This whimsical tiny home is made almost entirely from reclaimed materials

Rocky Mountain Tiny Houses created this one-of-a-kind home for a young woman in the Air Force who could be relocated at any given moment. When she does, Tandy will go with her. Named for a quote in a Sherwood Anderson novel, Tandy is an eclectic 24-foot home with a lot of unique features.
To cut costs while supporting a lower carbon footprint, Rocky Mountain enlisted a lot of reclaimed materials to build Tandy. The siding is created almost entirely from reclaimed corrugated metal and barnwood, coupled with new windows and cedar fascia boards. The oak front door was sourced from a local salvage yard.
Inside cabinets are mixed and matched, and scraps of barnwood and plywood take center stage as storage cubbies, stair boxes and trim. To the left of the entry, an inverted loft creates a custom doggy den underneath.

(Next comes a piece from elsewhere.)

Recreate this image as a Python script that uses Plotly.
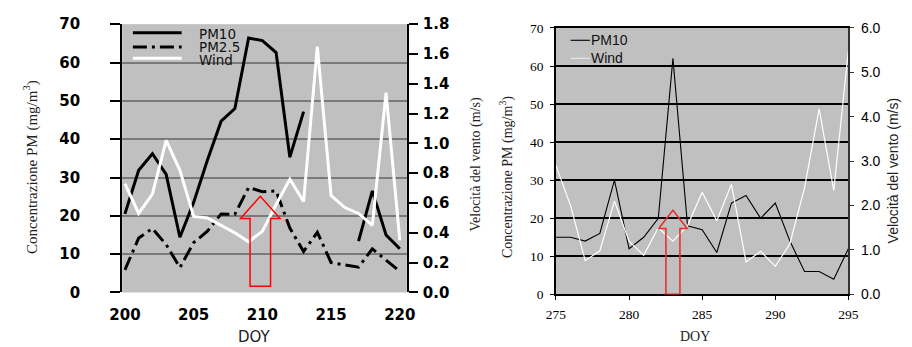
import plotly.graph_objects as go

# ---------------- data (left panel) ----------------
days_a = list(range(200, 221))
pm10_a = [20.5, 31.9, 36.2, 30.8, 14.4, 23.5, 34.5, 44.7, 48.0, 66.4, 65.7, 62.6, 35.3, 47.2,
          None, None, None, 13.4, 26.5, 15.0, 11.4]
pm25_a = [5.9, 14.2, 16.7, 12.5, 6.5, 13.0, 16.0, 20.5, 20.4, 27.4, 26.3, 26.5, 16.8, 10.7,
          15.7, 7.8, 7.2, 6.6, 11.4, 8.5, 5.5]
wind_a = [0.73, 0.53, 0.66, 1.02, 0.82, 0.51, 0.50, 0.45, 0.40, 0.34, 0.41, 0.59, 0.76, 0.61,
          1.65, 0.65, 0.57, 0.53, 0.45, 1.34, 0.35]

# ---------------- data (right panel) ----------------
days_b = list(range(275, 296))
pm10_b = [15, 15, 14, 16, 30, 12, 15, 20, 62, 18, 17, 11, 24, 26, 20, 24, 14, 6, 6, 4, 12]
wind_b = [2.9, 2.0, 0.76, 0.98, 2.1, 1.2, 0.88, 1.5, 1.2, 1.55, 2.3, 1.66, 2.48, 0.73, 0.97,
          0.63, 1.14, 2.4, 4.18, 2.34, 5.49]

xticks_a = [200, 205, 210, 215, 220]
xticks_b = [275, 280, 285, 290, 295]

# arrows: [centre day, tip, head base, bottom, head half-width (days), shaft half-width (days)]
arrow_a = [209.85, 25.1, 19.3, 1.6, 1.44, 0.745]
arrow_b = [283.0, 22.1, 17.3, 0.0, 0.97, 0.48]

W, H = 912, 347
SERIF_FAM = "Liberation Serif"
SANS_FAM = "Liberation Sans"
BOLD = dict(family="DejaVu Sans", size=15, color="black", weight="bold")
SERIF = dict(family=SERIF_FAM, size=13.5, color="black")
SANS = dict(family=SANS_FAM, size=14, color="black")

fig = go.Figure()
fig.add_trace(go.Scatter(x=days_a, y=pm10_a, name="PM10", mode="lines",
                         line=dict(color="black", width=3), xaxis="x", yaxis="y",
                         connectgaps=False))
fig.add_trace(go.Scatter(x=days_a, y=pm25_a, name="PM2.5", mode="lines",
                         line=dict(color="black", width=3, dash="14px,5px,3px,5px"),
                         xaxis="x", yaxis="y"))
fig.add_trace(go.Scatter(x=days_a, y=wind_a, name="Wind", mode="lines",
                         line=dict(color="white", width=3), xaxis="x", yaxis="y2"))
fig.add_trace(go.Scatter(x=days_b, y=pm10_b, name="PM10", mode="lines",
                         line=dict(color="black", width=1.1), xaxis="x2", yaxis="y3"))
fig.add_trace(go.Scatter(x=days_b, y=wind_b, name="Wind", mode="lines",
                         line=dict(color="white", width=1.2), xaxis="x2", yaxis="y4"))


def arrow_path(a):
    c, tip, base, bottom, hh, sh = a
    return (f"M {c - sh},{bottom} L {c - sh},{base} L {c - hh},{base} L {c},{tip} "
            f"L {c + hh},{base} L {c + sh},{base} L {c + sh},{bottom} Z")


def px(x):
    return x / W


def py(y):
    return (H - y) / H


shapes = [
    dict(type="path", xref="x", yref="y", path=arrow_path(arrow_a),
         line=dict(color="red", width=1.5), fillcolor="rgba(0,0,0,0)"),
    dict(type="path", xref="x2", yref="y3", path=arrow_path(arrow_b),
         line=dict(color="#e83030", width=1.6), fillcolor="rgba(0,0,0,0)"),
]

# ---- hand-built legends (sample line + label) ----
legend_a = [("PM10", dict(color="black", width=3), 25, 26),
            ("PM2.5", dict(color="black", width=3, dash="14px,5px,3px,5px"), 40, 40),
            ("Wind", dict(color="white", width=3), 52, 54)]
legend_b = [("PM10", dict(color="black", width=1.1), 33, 33),
            ("Wind", dict(color="#e8e8e8", width=1.2), 52, 52)]

annotations = []
for name, ln, ly, ty in legend_a:
    shapes.append(dict(type="line", xref="paper", yref="paper", x0=px(123), x1=px(173),
                       y0=py(ly), y1=py(ly), line=ln))
    annotations.append(dict(text=name, x=px(189), y=py(ty), xref="paper", yref="paper",
                            showarrow=False, xanchor="left", yanchor="middle",
                            font=dict(family="DejaVu Sans", size=13.5, color="#111")))
for name, ln, ly, ty in legend_b:
    shapes.append(dict(type="line", xref="paper", yref="paper", x0=px(572), x1=px(592),
                       y0=py(ly), y1=py(ly), line=ln))
    annotations.append(dict(text=name, x=px(591), y=py(ty), xref="paper", yref="paper",
                            showarrow=False, xanchor="left", yanchor="middle",
                            font=dict(family=SANS_FAM, size=14, color="#111")))

annotations += [
    dict(text="Concentrazione PM (mg/m<sup>3</sup>)", x=px(18), y=py(167), xref="paper",
         yref="paper", textangle=-90, showarrow=False, xanchor="center", yanchor="middle",
         font=dict(family=SERIF_FAM, size=15, color="#222")),
    dict(text="DOY", x=px(248), y=py(339), xref="paper", yref="paper", showarrow=False,
         xanchor="center", yanchor="middle", yshift=-7,
         font=dict(family="DejaVu Sans", size=15, color="#222")),
    dict(text="Velocità del vento (m/s)", x=px(475), y=py(164), xref="paper", yref="paper",
         textangle=-90, showarrow=False, xanchor="center", yanchor="middle",
         font=dict(family=SERIF_FAM, size=14, color="#222")),
    dict(text="Concentrazione PM (mg/m<sup>3</sup>)", x=px(507), y=py(177), xref="paper",
         yref="paper", textangle=-90, showarrow=False, xanchor="center", yanchor="middle",
         font=dict(family=SERIF_FAM, size=14, color="#222")),
    dict(text="DOY", x=px(700), y=py(338), xref="paper", yref="paper", showarrow=False,
         xanchor="center", yanchor="middle", yshift=-7,
         font=dict(family=SERIF_FAM, size=14, color="#222")),
    dict(text="Velocità del vento (m/s)", x=px(903), y=py(170), xref="paper", yref="paper",
         textangle=-90, showarrow=False, xanchor="center", yanchor="middle",
         font=dict(family=SANS_FAM, size=14, color="#222")),
]

fig.update_layout(
    width=W, height=H, autosize=False, showlegend=False,
    margin=dict(l=0, r=0, t=0, b=0),
    paper_bgcolor="white", plot_bgcolor="#c0c0c0",
    shapes=shapes, annotations=annotations,
    xaxis=dict(domain=[px(112), px(404)], anchor="y", range=[199.8, 220.51],
               tickvals=xticks_a, ticks="", showgrid=False, zeroline=False, showline=False,
               tickfont=BOLD, ticklabelstandoff=12),
    yaxis=dict(domain=[py(299), py(16)], anchor="x", range=[0, 70], dtick=10, tick0=0,
               showgrid=True, gridcolor="#7a7a7a", gridwidth=2, zeroline=False,
               showline=True, linecolor="black", linewidth=2,
               ticks="outside", ticklen=10, tickwidth=1.5, tickcolor="black",
               tickfont=BOLD, ticklabelstandoff=27),
    yaxis2=dict(overlaying="y", side="right", anchor="x", range=[0, 1.8], dtick=0.2, tick0=0,
                tickformat=".1f", showgrid=False, zeroline=False,
                showline=True, linecolor="black", linewidth=2,
                ticks="outside", ticklen=9, tickwidth=1.5, tickcolor="black",
                tickfont=BOLD, ticklabelstandoff=2),
    xaxis2=dict(domain=[px(557), px(857)], anchor="y3", range=[275, 295],
                tickvals=xticks_b, ticks="outside", ticklen=4, tickcolor="black",
                showgrid=False, zeroline=False, showline=True, mirror=True,
                linecolor="black", linewidth=1.5, tickfont=SERIF, ticklabelstandoff=3),
    yaxis3=dict(domain=[py(301), py(20)], anchor="x2", range=[0, 70], dtick=10, tick0=0,
                showgrid=True, gridcolor="black", gridwidth=1.5, zeroline=False,
                showline=True, mirror=True, linecolor="black", linewidth=1.5,
                ticks="outside", ticklen=4, tickcolor="black", tickfont=SERIF,
                ticklabelstandoff=4),
    yaxis4=dict(overlaying="y3", side="right", anchor="x2", range=[0, 6], dtick=1, tick0=0,
                tickformat=".1f", showgrid=False, zeroline=False,
                showline=True, linecolor="#333", linewidth=1.5,
                ticks="outside", ticklen=4, tickcolor="#333", tickfont=SANS,
                ticklabelstandoff=4),
)

fig.write_html("out.html")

Window trim and floor boards painted in contrasting colors complete the arts and crafts aesthetic.
Old wrought iron railings serve as reclaimed shelf brackets to hold up the ample wall storage and kitty cubbies. Repurposed materials allowed the homeowner to splurge on some small luxuries, such as the sleek ceiling fan over the kitchen. Lots of windows keep the space open and airy, despite its small size.
More high-end extras are found in the kitchen, which features oak butcher block countertops and a large farmhouse apron-front sink. Sleek appliances include an over-the-range microwave, convection oven and full-size refrigerator. A butcher-block inset slides over the sink when not in use to create extra prep space. Above the kitchen is the master sleeping area, accessible via the custom storage staircase.

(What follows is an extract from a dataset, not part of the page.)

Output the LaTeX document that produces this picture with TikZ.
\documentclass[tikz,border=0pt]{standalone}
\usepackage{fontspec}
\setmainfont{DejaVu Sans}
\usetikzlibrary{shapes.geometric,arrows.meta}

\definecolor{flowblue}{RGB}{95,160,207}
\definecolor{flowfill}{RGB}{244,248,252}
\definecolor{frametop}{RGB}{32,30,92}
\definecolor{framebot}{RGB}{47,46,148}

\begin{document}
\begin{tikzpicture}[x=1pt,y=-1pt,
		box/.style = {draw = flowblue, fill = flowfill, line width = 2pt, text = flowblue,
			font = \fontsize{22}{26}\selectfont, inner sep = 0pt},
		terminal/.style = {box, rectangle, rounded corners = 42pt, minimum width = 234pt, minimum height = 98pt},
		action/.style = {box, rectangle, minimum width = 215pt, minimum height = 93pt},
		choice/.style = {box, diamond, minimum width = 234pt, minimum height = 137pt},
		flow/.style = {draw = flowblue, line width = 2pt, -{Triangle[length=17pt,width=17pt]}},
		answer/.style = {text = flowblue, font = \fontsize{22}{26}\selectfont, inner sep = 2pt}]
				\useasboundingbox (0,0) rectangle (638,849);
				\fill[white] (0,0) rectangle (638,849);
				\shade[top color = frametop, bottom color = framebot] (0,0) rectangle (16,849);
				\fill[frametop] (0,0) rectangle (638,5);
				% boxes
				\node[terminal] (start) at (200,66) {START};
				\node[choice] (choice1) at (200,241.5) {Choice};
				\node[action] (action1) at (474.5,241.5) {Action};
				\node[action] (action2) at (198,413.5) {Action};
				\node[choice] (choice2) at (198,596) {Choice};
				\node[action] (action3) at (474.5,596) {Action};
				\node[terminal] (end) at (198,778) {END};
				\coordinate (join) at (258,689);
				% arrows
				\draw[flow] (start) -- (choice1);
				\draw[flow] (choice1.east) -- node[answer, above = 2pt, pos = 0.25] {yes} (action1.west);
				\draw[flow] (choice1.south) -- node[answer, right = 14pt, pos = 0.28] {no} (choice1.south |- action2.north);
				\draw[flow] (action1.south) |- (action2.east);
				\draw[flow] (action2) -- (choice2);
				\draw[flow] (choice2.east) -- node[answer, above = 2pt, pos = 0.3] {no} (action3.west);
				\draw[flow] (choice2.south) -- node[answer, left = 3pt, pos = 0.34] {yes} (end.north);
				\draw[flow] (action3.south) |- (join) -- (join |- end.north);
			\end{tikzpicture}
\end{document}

The bathroom features an antique Bates and Bates dimpled brass sink and concrete countertop. Across from the vanity and toilet sits a tub and a shower. Brightly painted window frames extend the home's colorful aesthetic.
The "doggy den" can be closed with a barrel bolt, but it can easily be removed if the homeowner ends up with a different use for the space. Rocky Mountain installed the window custom to the dogs' eye level, so they can keep a lookout while mom is away.
Above, the loft is accessed via a ship's ladder. Here, a pull-out sofa allows the space to serve as a combined den and guest's sleeping area. Built-in storage cubbies work well for stashing household items.
An outdoor shower is an added luxury in warmer months. Reclaimed barnwood creates a rustic backdrop, surrounded by reclaimed corrugated metal siding. Even with these luxuries, Rocky Mountain Tiny Houses was able to create the custom home for less than $70,000.